Friday, January 6, 2017

Review: 'The Train Kept A-Rollin’: How the Train Song Changed the Face of Popular Music'


From time to time I receive a piece of media that I didn’t specifically request to review. Whether or not I review such items depends on my availability and interest. At the moment, my schedule is pretty packed, and I’ve never been particularly fascinated by trains, so I didn’t think I’d crack Spencer Vignes’s recent book The Train Kept A-Rollin’: How the Train Song Changed the Face of Popular Music. Then I started thumbing through it. “Mystery Train”. “Waterloos Sunset”. “Down in the Tube Station at Midnight”. “Last Train to Clarksville”. “Midnight Special”. “White Room”. “The Locomotion”. “The Last of the Steam Powered Trains”. “Folsom Prison Blues”. The book’s title song. Huh. As it turns out, a lot of my favorite songs deal with trains, which got me wondering why so many great songs are train-centric. So I decided to take Vignes’s ride.

As it turns out, there’s no definitive answer to the essential question The Train Kept A-Rollin’ raises. Trains are mysterious because they whisk our loved ones off to undisclosed destinations. Musicians dig trains because trains take them to gigs or serve as quiet places to write songs. Poor blues and folk artists found work on railway lines. Several British pop artists have engaged in the UK tradition of trainspotting. All are posed as possible reasons the train is second only to the car as the preferred pop conveyance.

This lack of a definitive conclusion is natural considering that Vignes does so little editorializing and consults such a wide variety of sources to break through the mystique of train songs. The author’s interviewees are just as much of an enticement to read The Train Kept A-Rollin’ as the songs he discusses are. Ray Davies, “Clarksville” so-writer Bobby Hart, Ian Anderson, T.V. Smith, Robyn Hitchcock, Bryan Ferry, Chris Difford, and “White Room” co-writer Pete Brown make up a small sampling of the brains Vignes picks. The author also doesn’t limit his pages to train songs. He dallies with train-themed album covers, music videos, on-stage films, and model train collectors in the pop world.

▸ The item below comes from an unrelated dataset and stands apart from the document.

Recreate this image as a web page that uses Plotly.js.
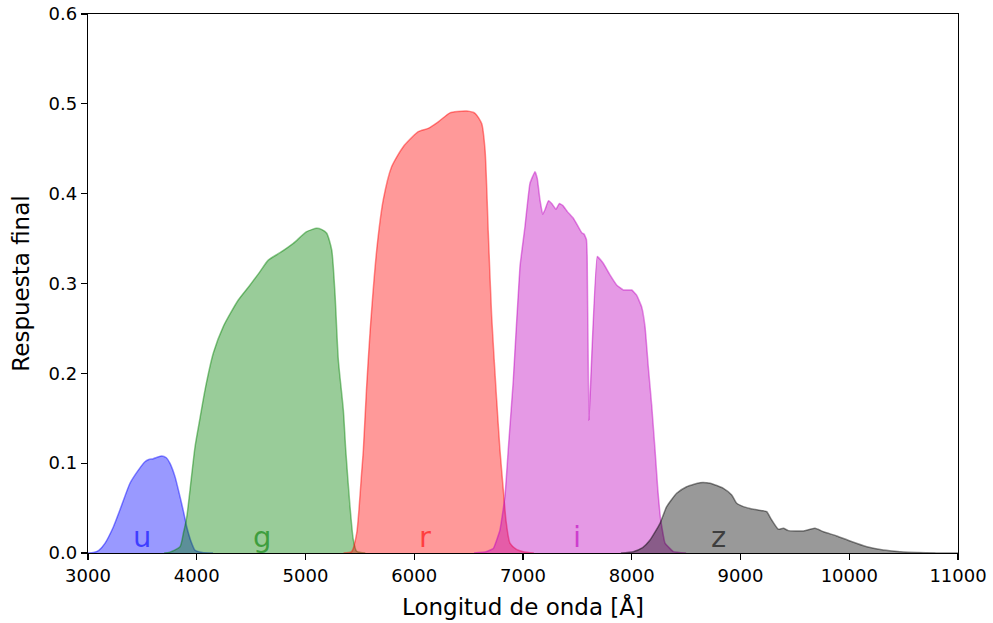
<!DOCTYPE html>
<html>
<head>
<meta charset="utf-8">
<script src="https://cdn.plot.ly/plotly-3.0.1.min.js"></script>
<style>html,body{margin:0;padding:0;background:#fff;}#chart{width:993px;height:623px;}</style>
</head>
<body>
<div id="chart"></div>
<script>
// Filter response curves (wavelength in Å, final response)
const uWave = [3000, 3050, 3100, 3156, 3233, 3300, 3386, 3450, 3524, 3560, 3600, 3677, 3720, 3754, 3800, 3846, 3880, 3908, 3950, 3984, 4050, 4150];
const uResp = [0, 0.0005, 0.003, 0.0108, 0.029, 0.05, 0.0776, 0.09, 0.1016, 0.104, 0.105, 0.108, 0.106, 0.0998, 0.085, 0.0627, 0.045, 0.029, 0.012, 0.003, 0.0005, 0];

const gWave = [3700, 3754, 3846, 3877, 3908, 3938, 3984, 4030, 4076, 4152, 4244, 4382, 4490, 4580, 4658, 4766, 4888, 5011, 5103, 5150, 5195, 5241, 5271, 5302, 5348, 5370, 5409, 5440, 5470, 5550];
const gResp = [0, 0.001, 0.007, 0.022, 0.040, 0.070, 0.118, 0.15, 0.1814, 0.2223, 0.252, 0.2816, 0.2983, 0.313, 0.326, 0.3343, 0.3447, 0.3577, 0.3614, 0.360, 0.3559, 0.3373, 0.289, 0.2148, 0.159, 0.1147, 0.052, 0.0145, 0.002, 0];

const rWave = [5350, 5425, 5471, 5516, 5532, 5560, 5593, 5655, 5715, 5792, 5899, 6037, 6129, 6221, 6329, 6400, 6482, 6559, 6620, 6651, 6681, 6712, 6758, 6788, 6819, 6845, 6880, 6940, 7003, 7100];
const rResp = [0, 0.0015, 0.022, 0.089, 0.1147, 0.18, 0.2446, 0.3373, 0.393, 0.43, 0.4523, 0.469, 0.4727, 0.480, 0.490, 0.4915, 0.492, 0.4895, 0.478, 0.4486, 0.356, 0.263, 0.17, 0.115, 0.07, 0.035, 0.011, 0.004, 0.0015, 0];

const iWave = [6550, 6660, 6727, 6788, 6834, 6865, 6911, 6972, 7018, 7064, 7110, 7131, 7156, 7181, 7205, 7233, 7264, 7303, 7334, 7365, 7408, 7463, 7509, 7540, 7561, 7583, 7590, 7607, 7683, 7738, 7800, 7861, 7923, 8000, 8045, 8091, 8122, 8152, 8183, 8214, 8240, 8265, 8306, 8383, 8500];
const iResp = [0, 0.0015, 0.005, 0.0256, 0.0627, 0.116, 0.1926, 0.3187, 0.3632, 0.4115, 0.4245, 0.417, 0.393, 0.377, 0.383, 0.392, 0.389, 0.3826, 0.389, 0.387, 0.380, 0.3726, 0.363, 0.3566, 0.355, 0.349, 0.33, 0.148, 0.330, 0.3225, 0.3095, 0.2983, 0.2928, 0.2928, 0.287, 0.274, 0.252, 0.2074, 0.165, 0.115, 0.07, 0.038, 0.011, 0.0015, 0];

const zWave = [7900, 8014, 8100, 8168, 8260, 8321, 8413, 8505, 8628, 8720, 8842, 8919, 8965, 9026, 9118, 9210, 9241, 9287, 9348, 9394, 9440, 9517, 9578, 9685, 9762, 9884, 10007, 10161, 10313, 10466, 10620, 10800, 11000];
const zResp = [0, 0.0015, 0.006, 0.0145, 0.033, 0.0516, 0.0665, 0.0738, 0.0783, 0.0776, 0.072, 0.0646, 0.0553, 0.0516, 0.0486, 0.047, 0.046, 0.0367, 0.0264, 0.0275, 0.0249, 0.0245, 0.0245, 0.0275, 0.0237, 0.019, 0.0134, 0.007, 0.0033, 0.0015, 0.0005, 0.0001, 0];

const bandNames = ['u', 'g', 'r', 'i', 'z'];
const bandLabelX = [3500, 4600, 6100, 7500, 8800];
const bandLabelY = [0.018, 0.018, 0.018, 0.018, 0.018];
const bandRGB = ['0,0,255', '0,128,0', '255,0,0', '191,0,191', '0,0,0'];

const waves = [uWave, gWave, rWave, iWave, zWave];
const resps = [uResp, gResp, rResp, iResp, zResp];
const smooth = [0.6, 0.6, 0.6, 0.3, 0.5];

const traces = bandNames.map((b, k) => ({
  type: 'scatter', mode: 'lines', name: b,
  x: waves[k], y: resps[k],
  fill: 'tozeroy',
  fillcolor: 'rgba(' + bandRGB[k] + ',0.4)',
  line: {color: 'rgba(' + bandRGB[k] + ',0.45)', width: 1.5, shape: 'spline', smoothing: smooth[k]},
  hoverinfo: 'skip'
}));

const annotations = bandNames.map((b, k) => ({
  x: bandLabelX[k], y: bandLabelY[k], xref: 'x', yref: 'y',
  text: b, showarrow: false, xanchor: 'center', yanchor: 'middle',
  font: {family: 'DejaVu Sans', size: 29, color: 'rgba(' + bandRGB[k] + ',0.6)'}
}));

const axisCommon = {
  showgrid: false, zeroline: false, showline: true, mirror: true,
  linecolor: '#000', linewidth: 1.3, ticks: 'outside', ticklen: 6, tickwidth: 1.3, tickcolor: '#000',
  tickfont: {family: 'DejaVu Sans', size: 18, color: '#000'}
};

const layout = {
  width: 993, height: 623,
  margin: {l: 88, r: 35, t: 14, b: 70},
  paper_bgcolor: '#fff', plot_bgcolor: '#fff',
  showlegend: false,
  font: {family: 'DejaVu Sans', color: '#000'},
  xaxis: Object.assign({}, axisCommon, {
    range: [3000, 11000], tick0: 3000, dtick: 1000, tickformat: 'd', separatethousands: false,
    title: {text: 'Longitud de onda [Å]', font: {family: 'DejaVu Sans', size: 23, color: '#000'}, standoff: 14}
  }),
  yaxis: Object.assign({}, axisCommon, {
    range: [0, 0.6], tick0: 0, dtick: 0.1, tickformat: '.1f',
    title: {text: 'Respuesta final', font: {family: 'DejaVu Sans', size: 23, color: '#000'}, standoff: 12}
  }),
  annotations: annotations
};

Plotly.newPlot('chart', traces, layout, {staticPlot: true, displayModeBar: false});
</script>
</body>
</html>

Yet the absence of a few of my personal favorite train songs that would have brought a few more angles to the story—particularly The Beach Boys “Cabin-Essence”, which could have introduced a few paragraphs on how railroads disrupted the American landscape and The Who’s “A Quick One While He’s Away”, which addresses the less savory things that might take place on trains—left me feeling as though The Train Kept A-Rollin’ still isn’t quite the ultimate train-song book. Nevertheless, the book chugs out a long-enough line of great songs and artists to satisfy both train freaks and train-ambivalent freaks such as myself.